#### [BRIEF]
Quote the listing below in its entirety, omitting every image.
##### INFORMATION SUPPLIED
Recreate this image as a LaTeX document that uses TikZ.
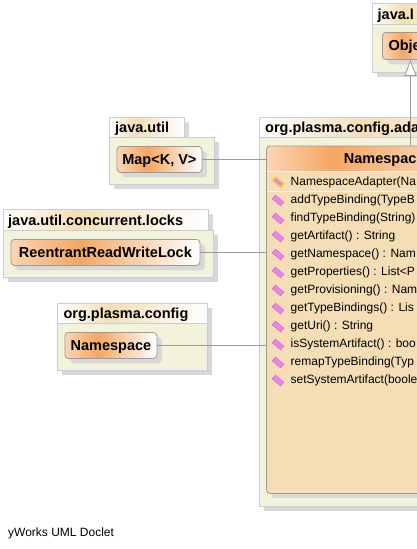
\documentclass[tikz,border=0pt]{standalone}
\usepackage{fontspec}
\setmainfont{Liberation Sans}
\usetikzlibrary{shadows,arrows.meta}
\definecolor{pkgfill}{HTML}{F3F3DC}
\definecolor{pkgline}{HTML}{C6CDE0}
\definecolor{pkgshade}{HTML}{D8D8D8}
\definecolor{classline}{HTML}{9A9A9A}
\definecolor{classfill}{HTML}{F5DEB5}
\definecolor{peach}{HTML}{FBD6B4}
\definecolor{deeporange}{HTML}{F5A662}
\definecolor{iconpink}{HTML}{EE82EE}
\definecolor{iconyellow}{HTML}{EFD93A}
\pgfdeclarehorizontalshading{tabshade}{100bp}{color(0bp)=(white); color(25bp)=(white); color(43bp)=(classfill); color(75bp)=(white); color(100bp)=(white)}
\pgfdeclarehorizontalshading{classshade}{100bp}{color(0bp)=(peach); color(25bp)=(peach); color(43bp)=(deeporange); color(75bp)=(white); color(100bp)=(white)}
\pgfdeclarehorizontalshading{headshade}{100bp}{color(0bp)=(peach); color(25bp)=(peach); color(37bp)=(deeporange); color(75bp)=(white); color(100bp)=(white)}
\tikzset{
  pkgshadow/.style={general shadow={fill=pkgshade, shadow xshift=5pt, shadow yshift=-5pt}},
  pkgbody/.style={draw=pkgline, line width=0.8, fill=pkgfill, anchor=north west, inner sep=0, pkgshadow},
  pkgtab/.style={draw=pkgline, line width=0.8, shading=tabshade, anchor=north west, inner sep=0, pkgshadow},
  boldtext/.style={font=\bfseries\fontsize{14.5}{16}\selectfont, text=black, inner sep=0, text height=10pt, text depth=0pt},
  classbox/.style={draw=classline, line width=0.8, rounded corners=3.5, shading=classshade, anchor=north west, pkgshadow, boldtext},
  member/.style={anchor=west, inner sep=0, font=\fontsize{12}{14}\selectfont},
  methodicon/.style={fill=iconpink, draw=iconpink!75!black, line width=0.3, rotate=-40, minimum width=11, minimum height=5, inner sep=0},
  ctoricon/.style={methodicon, draw=iconyellow, line width=1.4},
  link/.style={draw=classline, line width=0.8}
}
\begin{document}
\begin{tikzpicture}[x=1pt,y=-1pt]
\useasboundingbox (0,0) rectangle (416,549);

% java.lang
\node[pkgtab, minimum width=90, minimum height=21] (langTab) at (371.5,3) {};
\node[boldtext, anchor=west] (langText) at (377.5,14) {java.l};
\node[pkgbody, minimum width=90, minimum height=48] (langBody) at (371.5,24) {};
\node[classbox, minimum width=56, minimum height=27] (objectNode) at (382,32) {};
\node[boldtext, anchor=west] (objectText) at (388.3,45.5) {Obje};

% java.util
\node[pkgtab, minimum width=75, minimum height=20] (utilTab) at (108.5,117) {};
\node[boldtext, anchor=west] (utilText) at (115,127) {java.util};
\node[pkgbody, minimum width=105, minimum height=47] (utilBody) at (108.5,137) {};
\node[classbox, minimum width=85, minimum height=26] (mapNode) at (116.5,146) {Map<K, V>};

% java.util.concurrent.locks
\node[pkgtab, minimum width=205, minimum height=21] (locksTab) at (2.5,209) {};
\node[boldtext, anchor=west] (locksText) at (8,220) {java.util.concurrent.locks};
\node[pkgbody, minimum width=210, minimum height=47] (locksBody) at (2.5,230) {};
\node[classbox, minimum width=189, minimum height=26] (lockNode) at (10.5,239) {ReentrantReadWriteLock};

% org.plasma.config
\node[pkgtab, minimum width=150, minimum height=21] (configTab) at (56.5,303) {};
\node[boldtext, anchor=west] (configText) at (63.3,313) {org.plasma.config};
\node[pkgbody, minimum width=150, minimum height=47] (configBody) at (56.5,323) {};
\node[classbox, minimum width=92, minimum height=26] (namespaceNode) at (64.5,332) {Namespace};

% org.plasma.config.adapter
\node[pkgtab, minimum width=290, minimum height=20] (adapterTab) at (258.5,117) {};
\node[boldtext, anchor=west] (adapterText) at (265,127) {org.plasma.config.ada};
\node[pkgbody, minimum width=300, minimum height=369] (adapterBody) at (258.5,137) {};
\node[fill=classfill, anchor=north west, inner sep=0, minimum width=274, minimum height=347, pkgshadow] (adapterNode) at (266.5,146) {};
\shade[shading=headshade, rounded corners=3.5] (adapterNode.west |- 0,171) -- (adapterNode.north west) -- (adapterNode.north east) -- (adapterNode.east |- 0,171) -- cycle;
\draw[white!60!classfill, line width=1] (adapterNode.west |- 0,171) -- (adapterNode.east |- 0,171);
\draw[white!60!classfill, line width=1] (adapterNode.west |- 0,191) -- (adapterNode.east |- 0,191);
\draw[draw=classline, line width=0.8, rounded corners=3.5] (adapterNode.north west) rectangle (adapterNode.south east);
\node[boldtext, anchor=west] (adapterTitle) at (343.7,158.5) {Namespac};

% members
\node[ctoricon] (ctorIcon) at (278,182) {};
\node[member] (ctorText) at (290.5,182) {NamespaceAdapter(Na};
\foreach \name/\row in {addTypeBinding(TypeB/200.5, findTypeBinding(String)/218.5,
    getArtifact() : String/236.5, getNamespace() : Nam/254.5, getProperties() : List<P/272.5,
    getProvisioning() : Nam/290.5, getTypeBindings() : Lis/308.5, getUri() : String/326.5,
    isSystemArtifact() : boo/344.5, remapTypeBinding(Typ/362.5, setSystemArtifact(boole/380.5}
{
  \node[methodicon] at (278,\row) {};
  \node[member] at (290.5,\row) {\name};
}

% links
\draw[link] (mapNode.east) -- (adapterNode.west |- mapNode.east);
\draw[link] (lockNode.east) -- (adapterNode.west |- lockNode.east);
\draw[link] (namespaceNode.east) -- (adapterNode.west |- namespaceNode.east);
\draw[link, -{Triangle[open, fill=white, length=16pt, width=12pt]}] (objectNode.south |- adapterNode.north) -- (objectNode.south);

\node[anchor=west, inner sep=0, font=\fontsize{12}{14}\selectfont] (docletText) at (8,533) {yWorks UML Doclet};

\end{tikzpicture}
\end{document}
##########
#### [THE COMPLETED TASK]
Recreate this image as a LaTeX document that uses TikZ.
\documentclass[tikz,border=0pt]{standalone}
\usepackage{fontspec}
\setmainfont{Liberation Sans}
\usetikzlibrary{shadows,arrows.meta}
\definecolor{pkgfill}{HTML}{F3F3DC}
\definecolor{pkgline}{HTML}{C6CDE0}
\definecolor{pkgshade}{HTML}{D8D8D8}
\definecolor{classline}{HTML}{9A9A9A}
\definecolor{classfill}{HTML}{F5DEB5}
\definecolor{peach}{HTML}{FBD6B4}
\definecolor{deeporange}{HTML}{F5A662}
\definecolor{iconpink}{HTML}{EE82EE}
\definecolor{iconyellow}{HTML}{EFD93A}
\pgfdeclarehorizontalshading{tabshade}{100bp}{color(0bp)=(white); color(25bp)=(white); color(43bp)=(classfill); color(75bp)=(white); color(100bp)=(white)}
\pgfdeclarehorizontalshading{classshade}{100bp}{color(0bp)=(peach); color(25bp)=(peach); color(43bp)=(deeporange); color(75bp)=(white); color(100bp)=(white)}
\pgfdeclarehorizontalshading{headshade}{100bp}{color(0bp)=(peach); color(25bp)=(peach); color(37bp)=(deeporange); color(75bp)=(white); color(100bp)=(white)}
\tikzset{
  pkgshadow/.style={general shadow={fill=pkgshade, shadow xshift=5pt, shadow yshift=-5pt}},
  pkgbody/.style={draw=pkgline, line width=0.8, fill=pkgfill, anchor=north west, inner sep=0, pkgshadow},
  pkgtab/.style={draw=pkgline, line width=0.8, shading=tabshade, anchor=north west, inner sep=0, pkgshadow},
  boldtext/.style={font=\bfseries\fontsize{14.5}{16}\selectfont, text=black, inner sep=0, text height=10pt, text depth=0pt},
  classbox/.style={draw=classline, line width=0.8, rounded corners=3.5, shading=classshade, anchor=north west, pkgshadow, boldtext},
  member/.style={anchor=west, inner sep=0, font=\fontsize{12}{14}\selectfont},
  methodicon/.style={fill=iconpink, draw=iconpink!75!black, line width=0.3, rotate=-40, minimum width=11, minimum height=5, inner sep=0},
  ctoricon/.style={methodicon, draw=iconyellow, line width=1.4},
  link/.style={draw=classline, line width=0.8}
}
\begin{document}
\begin{tikzpicture}[x=1pt,y=-1pt]
\useasboundingbox (0,0) rectangle (416,549);

% java.lang
\node[pkgtab, minimum width=90, minimum height=21] (langTab) at (371.5,3) {};
\node[boldtext, anchor=west] (langText) at (377.5,14) {java.l};
\node[pkgbody, minimum width=90, minimum height=48] (langBody) at (371.5,24) {};
\node[classbox, minimum width=56, minimum height=27] (objectNode) at (382,32) {};
\node[boldtext, anchor=west] (objectText) at (388.3,45.5) {Obje};

% java.util
\node[pkgtab, minimum width=75, minimum height=20] (utilTab) at (108.5,117) {};
\node[boldtext, anchor=west] (utilText) at (115,127) {java.util};
\node[pkgbody, minimum width=105, minimum height=47] (utilBody) at (108.5,137) {};
\node[classbox, minimum width=85, minimum height=26] (mapNode) at (116.5,146) {Map<K, V>};

% java.util.concurrent.locks
\node[pkgtab, minimum width=205, minimum height=21] (locksTab) at (2.5,209) {};
\node[boldtext, anchor=west] (locksText) at (8,220) {java.util.concurrent.locks};
\node[pkgbody, minimum width=210, minimum height=47] (locksBody) at (2.5,230) {};
\node[classbox, minimum width=189, minimum height=26] (lockNode) at (10.5,239) {ReentrantReadWriteLock};

% org.plasma.config
\node[pkgtab, minimum width=150, minimum height=21] (configTab) at (56.5,303) {};
\node[boldtext, anchor=west] (configText) at (63.3,313) {org.plasma.config};
\node[pkgbody, minimum width=150, minimum height=47] (configBody) at (56.5,323) {};
\node[classbox, minimum width=92, minimum height=26] (namespaceNode) at (64.5,332) {Namespace};

% org.plasma.config.adapter
\node[pkgtab, minimum width=290, minimum height=20] (adapterTab) at (258.5,117) {};
\node[boldtext, anchor=west] (adapterText) at (265,127) {org.plasma.config.ada};
\node[pkgbody, minimum width=300, minimum height=369] (adapterBody) at (258.5,137) {};
\node[fill=classfill, anchor=north west, inner sep=0, minimum width=274, minimum height=347, pkgshadow] (adapterNode) at (266.5,146) {};
\shade[shading=headshade, rounded corners=3.5] (adapterNode.west |- 0,171) -- (adapterNode.north west) -- (adapterNode.north east) -- (adapterNode.east |- 0,171) -- cycle;
\draw[white!60!classfill, line width=1] (adapterNode.west |- 0,171) -- (adapterNode.east |- 0,171);
\draw[white!60!classfill, line width=1] (adapterNode.west |- 0,191) -- (adapterNode.east |- 0,191);
\draw[draw=classline, line width=0.8, rounded corners=3.5] (adapterNode.north west) rectangle (adapterNode.south east);
\node[boldtext, anchor=west] (adapterTitle) at (343.7,158.5) {Namespac};

% members
\node[ctoricon] (ctorIcon) at (278,182) {};
\node[member] (ctorText) at (290.5,182) {NamespaceAdapter(Na};
\foreach \name/\row in {addTypeBinding(TypeB/200.5, findTypeBinding(String)/218.5,
    getArtifact() : String/236.5, getNamespace() : Nam/254.5, getProperties() : List<P/272.5,
    getProvisioning() : Nam/290.5, getTypeBindings() : Lis/308.5, getUri() : String/326.5,
    isSystemArtifact() : boo/344.5, remapTypeBinding(Typ/362.5, setSystemArtifact(boole/380.5}
{
  \node[methodicon] at (278,\row) {};
  \node[member] at (290.5,\row) {\name};
}

% links
\draw[link] (mapNode.east) -- (adapterNode.west |- mapNode.east);
\draw[link] (lockNode.east) -- (adapterNode.west |- lockNode.east);
\draw[link] (namespaceNode.east) -- (adapterNode.west |- namespaceNode.east);
\draw[link, -{Triangle[open, fill=white, length=16pt, width=12pt]}] (objectNode.south |- adapterNode.north) -- (objectNode.south);

\node[anchor=west, inner sep=0, font=\fontsize{12}{14}\selectfont] (docletText) at (8,533) {yWorks UML Doclet};

\end{tikzpicture}
\end{document}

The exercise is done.